Nicholas Kristof on belief:
In a New York Times Op-Ed piece (August 15, 2003), and in a related discussion on the web at his web site (www.nytimes.com/kristofresponds), Kristof discusses at some length the degree to which Americans believe in the apparently unbelievable, arguing that this situation has become worse rather than better over the last fifty years among believing Christians and the population as a whole. He reports that Americans are three times as likely to believe in the Virgin Birth of Jesus (83%) as to believe in evolution (28%). This is so in the face of mounting evidence for the latter and mounting evidence that there is little evidence in the Christian record for a virgin birth. The earliest discussions of the birth do not mention that Mary was a virgin.
A Harris Poll from Aug. 12, 1998, conducted with 1,011 adults, found that 94 percent believed in God, 86 percent believed in miracles, 89 percent believed in Heaven, and 73 percent believed in the Devil and Hell.

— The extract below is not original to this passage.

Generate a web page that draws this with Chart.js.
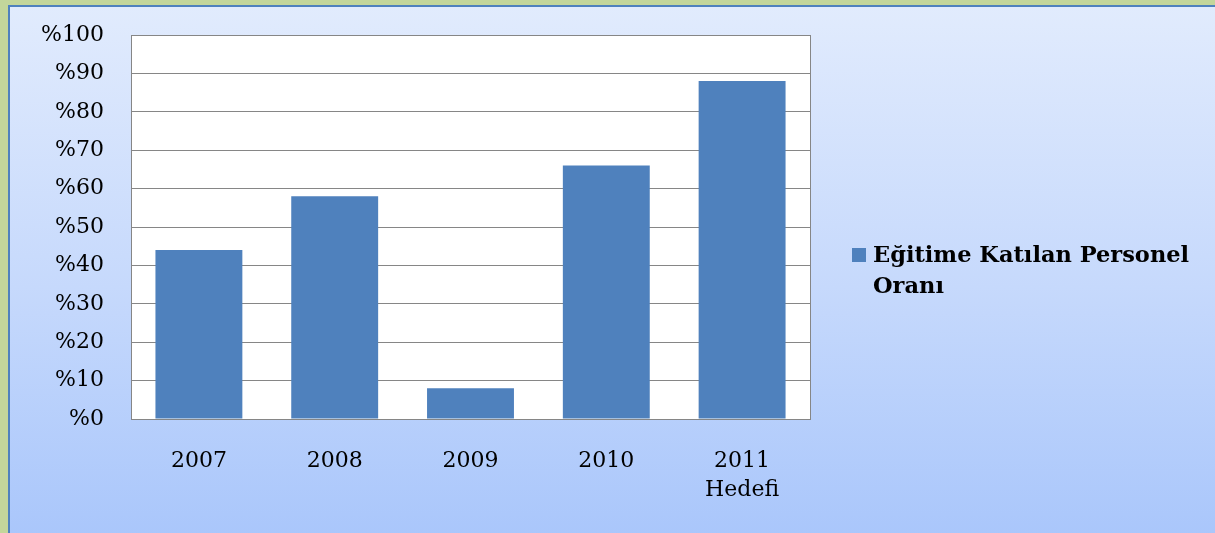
<!DOCTYPE html>
<html>
<head>
<meta charset="utf-8">
<script src="https://cdn.jsdelivr.net/npm/chart.js@4.4.0/dist/chart.umd.min.js"></script>
<style>
  html, body { margin: 0; padding: 0; width: 1215px; height: 533px; overflow: hidden; background: #c3d69b; }
  #frame {
    position: absolute; left: 8px; top: 5px; width: 1240px; height: 560px;
    border-left: 2px solid #4f81bd; border-top: 2px solid #4f81bd;
    background: linear-gradient(#e1ebfd, #c6d9fc 50%, #a6c4fb 100%);
  }
  #wrap { position: absolute; left: 0; top: 0; width: 1205px; height: 526px; }
</style>
</head>
<body>
<div id="frame"><div id="wrap"><canvas id="c"></canvas></div></div>
<script>
// ── Veri ──────────────────────────────────────────────────────────────────────
const years = [['2007'], ['2008'], ['2009'], ['2010'], ['2011', 'Hedefi']];
const oranlar = [44, 58, 8, 66, 88];
const seriesName = 'Eğitime Katılan Personel Oranı';
const legendLines = ['Eğitime Katılan Personel', 'Oranı'];

const FONT = '"DejaVu Serif", "Liberation Serif", serif';
const BAR = '#4f81bd';

// Çizim alanı: beyaz zemin + gri çerçeve, sağda lejant
const frameAndLegend = {
  id: 'frameAndLegend',
  beforeDraw(chart) {
    const { ctx, chartArea: a } = chart;
    ctx.save();
    ctx.fillStyle = '#fff';
    ctx.fillRect(a.left, a.top, a.right - a.left, a.bottom - a.top);
    ctx.restore();
  },
  beforeDatasetsDraw(chart) {
    const { ctx, chartArea: a } = chart;
    ctx.save();
    ctx.strokeStyle = '#868686';
    ctx.lineWidth = 1;
    ctx.strokeRect(a.left + 0.5, a.top + 0.5, a.right - a.left, a.bottom - a.top);
    ctx.restore();
  },
  afterDraw(chart) {
    const { ctx } = chart;
    ctx.save();
    ctx.fillStyle = BAR;
    ctx.fillRect(842, 241, 14, 14);
    ctx.fillStyle = '#000';
    ctx.font = 'bold 22.5px ' + FONT;
    ctx.textBaseline = 'middle';
    legendLines.forEach((t, i) => ctx.fillText(t, 863, 249 + i * 31));
    ctx.restore();
  }
};

new Chart(document.getElementById('c'), {
  type: 'bar',
  data: {
    labels: years,
    datasets: [{ label: seriesName, data: oranlar, backgroundColor: BAR, borderWidth: 0, barPercentage: 0.64, categoryPercentage: 1 }],
  },
  options: {
    responsive: true,
    maintainAspectRatio: false,
    animation: false,
    layout: { padding: { top: 28, right: 405, left: 0, bottom: 0 } },
    plugins: { legend: { display: false }, tooltip: { enabled: false } },
    scales: {
      x: {
        grid: { display: false, drawTicks: false },
        border: { color: '#868686' },
        ticks: { color: '#000', font: { family: FONT, size: 22, lineHeight: 1.3 }, padding: 28, maxRotation: 0 },
        afterFit: s => { s.height = 114; s.paddingLeft = 0; s.paddingRight = 0; },
      },
      y: {
        min: 0, max: 100,
        ticks: { stepSize: 10, color: '#000', font: { family: FONT, size: 22 }, padding: 27, callback: v => '%' + v },
        grid: { color: '#868686', drawTicks: false },
        border: { color: '#868686' },
        afterFit: s => { s.width = 121; s.paddingTop = 0; s.paddingBottom = 0; },
      },
    },
  },
  plugins: [frameAndLegend],
});
</script>
</body>
</html>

“Views of a Changing World, June 2003,” a multi-nation poll conducted by the Pew Global Attitudes Project (www.people-press.org), found that 58% of Americans accepted the proposition that one needed to believe in God to be moral while only 13% of Frenchmen did. It found that the American emphasis on the need to believe in God to be moral, while uncommon in the rest of the industrialized world, was common in developing countries like Nigeria and Pakistan.